The trail leads us out of the woods and back along the water. There, we do enjoy views of several islands out in the wide, wide river. It doesn't even look like a river, more like a lake since the water does not seem to be flowing. Maybe the thousand islands slow down its flow, I like this idea, your flow is slowed by a sprinkling of islands, all different, all unique in shape and size. There is one island in particular that is very small, with a house, a tree, some shrubs, a raft, some kayaks, maybe some people lounging about. Not really a yard to speak of. At a couple of places we let Merle throw sticks out into the water, which Merle, my sister's dog, is happy to swim out to and retrieve. At one spot my lens cap rolls down the rock and into the water and Merle enthusiastically retrieves it. Thanks Merle, for preventing the loss of another lens cap.
|Golden Grass Pasture|
|Overlook of many islands|
The trail leads up and out into a smooth, rock laden pasture of long, golden grass fringed by trees. There is a viewpoint of the islands spreading out amongst the riverlands. We stop for several moments to enjoy the views then continue on, descending back down into the woods.
|Therese & "Susan"|
It is this second time in the woods that I begin to relax. Relax because I can not help it. The hills roll gently, because they can not help it. The air is fresh with life and dirt and rock. The trees stand quietly, allowing their smaller branches and leaves to rustle in the breeze. Movement and stillness. The trees stand apart from each other, not crowded, allowing the sunlight to move through them, quilting the forest floor with light and dark. How can we know darkness without light and light without darkness? Both can exist here. Here there is space. The trees and ferns and rocks and trail and stillness and movement and light and dark all have their place here, there is space enough for all of it. Maybe this is peace. The ages that have washed over this place, and it has listened and learned, has made it wise. It does not try to amaze you or bore you, it has settled into its own, knowing and allowing itself to be known. No one sensation outshines the others, they are all equal and whole and you can remember all of them at one time and it allows you to experience it more fully. It is in the fullness that you can go deeper, you can know this place and when this understanding opens up, you can know yourself, absorbing it all and allowing yourself to be absorbed into it. You are no longer just seeing or hearing or feeling or smelling or tasting it, you are not even in it, you are it. And it is you. And all the things that might trouble you, can melt away, because when you let it all in and lay down your defenses, there is nothing else you can be, you are the amazing expansiveness that is what is. This is joy.

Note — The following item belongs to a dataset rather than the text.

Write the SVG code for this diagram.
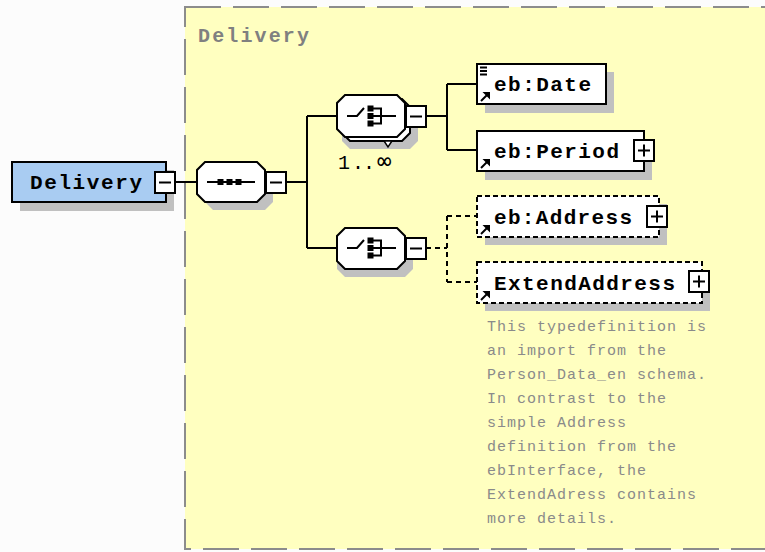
<svg xmlns="http://www.w3.org/2000/svg" width="765" height="552" viewBox="0 0 765 552">
<style>
.bg{fill:#FCFCFC}
.frame{fill:#FFFFC0;stroke:#8C8C8C;stroke-width:2;stroke-dasharray:36 12}
.title{font-family:"Liberation Mono",monospace;font-weight:bold;font-size:20px;fill:#808080}
.lbl{font-family:"Liberation Mono",monospace;font-weight:bold;font-size:21px;fill:#000}
.occ{font-family:"Liberation Mono","DejaVu Sans Mono",monospace;font-size:20px;fill:#000}
.note{font-family:"Liberation Mono",monospace;font-size:15px;fill:#8A8A8A;letter-spacing:1px}
.shadow{fill:#C0C0C0}
.box{fill:#fff;stroke:#000;stroke-width:2}
.opt{fill:#fff;stroke:#000;stroke-width:2;stroke-dasharray:5 3}
.root{fill:#A9CCF2;stroke:#000;stroke-width:2}
.ln{fill:none;stroke:#000;stroke-width:2}
.dln{fill:none;stroke:#000;stroke-width:2;stroke-dasharray:5 4}
.sq{fill:#000}
</style>
<defs>
<g id="minus"><rect class="box" x="0" y="0" width="20" height="21"/><path class="ln" d="M4 10.5H16"/></g>
<g id="plus"><rect class="box" x="0" y="0" width="20" height="21"/><path class="ln" d="M4 10.5H16M10 4.5V16.5"/></g>
<g id="choiceicon">
<path class="ln" d="M347 116H357L364 108"/>
<rect class="sq" x="367.5" y="105.5" width="6" height="6"/>
<rect class="sq" x="367.5" y="113" width="6" height="6"/>
<rect class="sq" x="367.5" y="120.5" width="6" height="6"/>
<path class="ln" d="M373 108.5H381V123.5H373M373 116H396"/>
</g>
<g id="refarrow"><path class="ln" d="M481 101L487 95" stroke-width="2.5"/><path d="M482.5 92H490V99.5Z" fill="#000"/></g>
</defs>
<rect class="bg" x="0" y="0" width="765" height="552"/>
<rect class="frame" x="185" y="7" width="620" height="542"/>
<text class="title" x="198" y="42" textLength="111" lengthAdjust="spacing">Delivery</text>

<g id="connectors">
<path class="ln" d="M175 182H197"/>
<path class="ln" d="M286 182H307M307 116V248M307 116H337M307 248H337"/>
<path class="ln" d="M426 116H447M447 84V150M447 84H477M447 150H477"/>
<path class="dln" d="M426 248H447M447 216V282M447 216H477M447 282H477"/>
</g>

<g id="root">
<rect class="shadow" x="20" y="170" width="154" height="41"/>
<rect class="root" x="12" y="162" width="154" height="40"/>
<text class="lbl" x="30" y="189" textLength="112" lengthAdjust="spacing">Delivery</text>
<use href="#minus" x="155" y="172"/>
</g>

<g id="sequence">
<path class="shadow" d="M213 170H265L273 178V202L265 210H213L205 202V178Z"/>
<path class="box" d="M205 162H257L265 170V194L257 202H205L197 194V170Z"/>
<path class="ln" d="M207 182H255"/>
<rect class="sq" x="217.5" y="179" width="6" height="6"/>
<rect class="sq" x="226.5" y="179" width="6" height="6"/>
<rect class="sq" x="235.5" y="179" width="6" height="6"/>
<use href="#minus" x="266" y="172"/>
</g>

<g id="choice1">
<path class="shadow" d="M350 107H410L418 115V141L410 149H350L342 141V115Z"/>
<path class="box" d="M350 99H402L410 107V133L402 141H350L342 133V107Z"/>
<path class="box" d="M345 95H397L405 103V129L397 137H345L337 129V103Z"/>
<path d="M384 141H392L388 147Z" fill="#fff" stroke="#000" stroke-width="1.5"/>
<use href="#choiceicon"/>
<use href="#minus" x="406" y="106"/>
<text class="occ" x="338" y="169">1<tspan x="352">.</tspan><tspan x="363">.</tspan><tspan x="377" font-family="DejaVu Sans Mono, monospace" font-size="24">∞</tspan></text>
</g>

<g id="choice2">
<path class="shadow" d="M345 236H405L413 244V269L405 277H345L337 269V244Z"/>
<path class="box" d="M345 228H397L405 236V261L397 269H345L337 261V236Z"/>
<use href="#choiceicon" transform="translate(0 132)"/>
<use href="#minus" x="406" y="238"/>
</g>

<g id="date">
<rect class="shadow" x="485" y="72" width="129" height="41"/>
<rect class="box" x="477" y="64" width="129" height="40"/>
<path class="ln" d="M480 67.5H487M480 71H487M480 74.5H487" stroke-width="1.5"/>
<use href="#refarrow"/>
<text class="lbl" x="494" y="91" textLength="97" lengthAdjust="spacing">eb:Date</text>
</g>

<g id="period">
<rect class="shadow" x="485" y="139" width="167" height="41"/>
<rect class="box" x="477" y="131" width="167" height="40"/>
<use href="#refarrow" transform="translate(0 67)"/>
<text class="lbl" x="494" y="158" textLength="125" lengthAdjust="spacing">eb:Period</text>
<use href="#plus" x="634" y="140"/>
</g>

<g id="address">
<rect class="shadow" x="485" y="204" width="182" height="41"/>
<rect class="opt" x="477" y="196" width="182" height="41"/>
<use href="#refarrow" transform="translate(0 133)"/>
<text class="lbl" x="494" y="224" textLength="138" lengthAdjust="spacing">eb:Address</text>
<use href="#plus" x="647" y="206"/>
</g>

<g id="extendaddress">
<rect class="shadow" x="485" y="270" width="225" height="41"/>
<rect class="opt" x="477" y="262" width="225" height="41"/>
<use href="#refarrow" transform="translate(0 199)"/>
<text class="lbl" x="494" y="290" textLength="181" lengthAdjust="spacing">ExtendAddress</text>
<use href="#plus" x="689" y="271"/>
</g>

<g id="annotation">
<text class="note" x="487" y="331">This typedefinition is</text>
<text class="note" x="487" y="355">an import from the</text>
<text class="note" x="487" y="379">Person_Data_en schema.</text>
<text class="note" x="487" y="403">In contrast to the</text>
<text class="note" x="487" y="427">simple Address</text>
<text class="note" x="487" y="451">definition from the</text>
<text class="note" x="487" y="475">ebInterface, the</text>
<text class="note" x="487" y="499">ExtendAdress contains</text>
<text class="note" x="487" y="523">more details.</text>
</g>
</svg>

We exit the woods, Therese, Merle, Susan (brother-in-law) and I, and we come upon a pond, a pond on an island in a river. The pond is surrounded by the forest and the perimeter has a line of wildflowers. Merle gets himself in trouble with his Mommy because he tries to go swim in the pond water. Eventually we are led back into the woods and finally, back to the nature center parking lot and our car.
Back in the car, we drive around the park as Therese scouts out campgrounds for possible sites for future family camping trips. It looks like an excellent place for a large, extended family to gather. Camping, kayaking, boating, fishing, hiking, group meals, campfires and even that funny bag-flying-on-campfire-smoke thing that my cousins like to do.
|View from Thousand Islands Bridge|
We head back towards mainland New York, again over the Thousand Islands Bridge, but this time, we stop and Therese and I walk to the top of the bridge to get a look of the Saint Lawrence River and the islands found in this part of the river. The view from this bridge is not as breathtaking as the part of the bridge that goes over into Canada, but we don't want to deal with turning around at customs because we don't all have our passports. But it is still beautiful and sometimes hard to tell islands from mainland because they are so big.
At this point in the day we are famished but it is too late for lunch and too early for dinner so we decide to stop in the Thousand Islands town of Clayton, where the Thousand Islands dressing supposedly as born, to get a snack. Clayton is larger, more bustling, more excitable and less charming than Sackets Harbor, but it is still very nice. We go into the 1000 Islands Cheese Shop to buy "River Rat" Cheese, as it is called. We come away with several cheeses, aged cheddars, soft goat cheese, string cheese and the North Country New York specialty, fresh cheese curd. The fresh cheese curd we dig into immediately and it is sweet and salty and squishy and delicious. We walk next door to Lyric Bistro and get small servings of amazing gelato, my flavor is peanut butter. I walk down to the end of the street, where the downtown meets the Saint Lawrence River. There are some nice views of islands but it seems like the muggy clouds are rolling in, making the air seem a bit murky.
|From Outside the Brewery|
We head home a different way, through small towns and Amish farms. Then, we head to dinner at Sackets Harbor Brewery, which has a nice pub area and a dining room overlooking the marina and Lake Ontario. The sun is starting to get low in the sky, so after we order, I go out to take a few photographs. I walk along a rose vine covered wrought iron fence to the marina where people are talking and boats are coming in for the evening. Everything moves slowly and fluid, the boats gliding across the water, the ducks swimming in the lake, even the setting sun. When I return to the brewery our duck nachos have arrived and we enjoy our dinner.
When I lay on Therese's futon that night, trying to fall asleep, I feel homesick. Except not homesick for a place or a person. I miss Paul, but we talk every day and I know I will see him at the end of my trip, which is not so long from now. I know it is impossible to feel homesick when I am with a member of my immediate family, so it must not be homesickness for family. Maybe it is something else. A yearning for... something. I don't know, maybe it is for a part of myself I lost long ago and have forgotten. Maybe this trip has somehow reminded me of her and I am feeling the pain of loss for that space within myself that is missing. But it feels like homesickness. Maybe it is homesickness for a time in my life when I felt whole and the only way I have learned to cope in this world is to fragment myself, shedding and hiding parts of me. Maybe being with my sister takes me back and reminds me of that time when I knew her, that part of me, that younger me, that knew life differently, more fully. I think, of course, that this is it. She is looking for me and I would look for her, but I can't remember her name.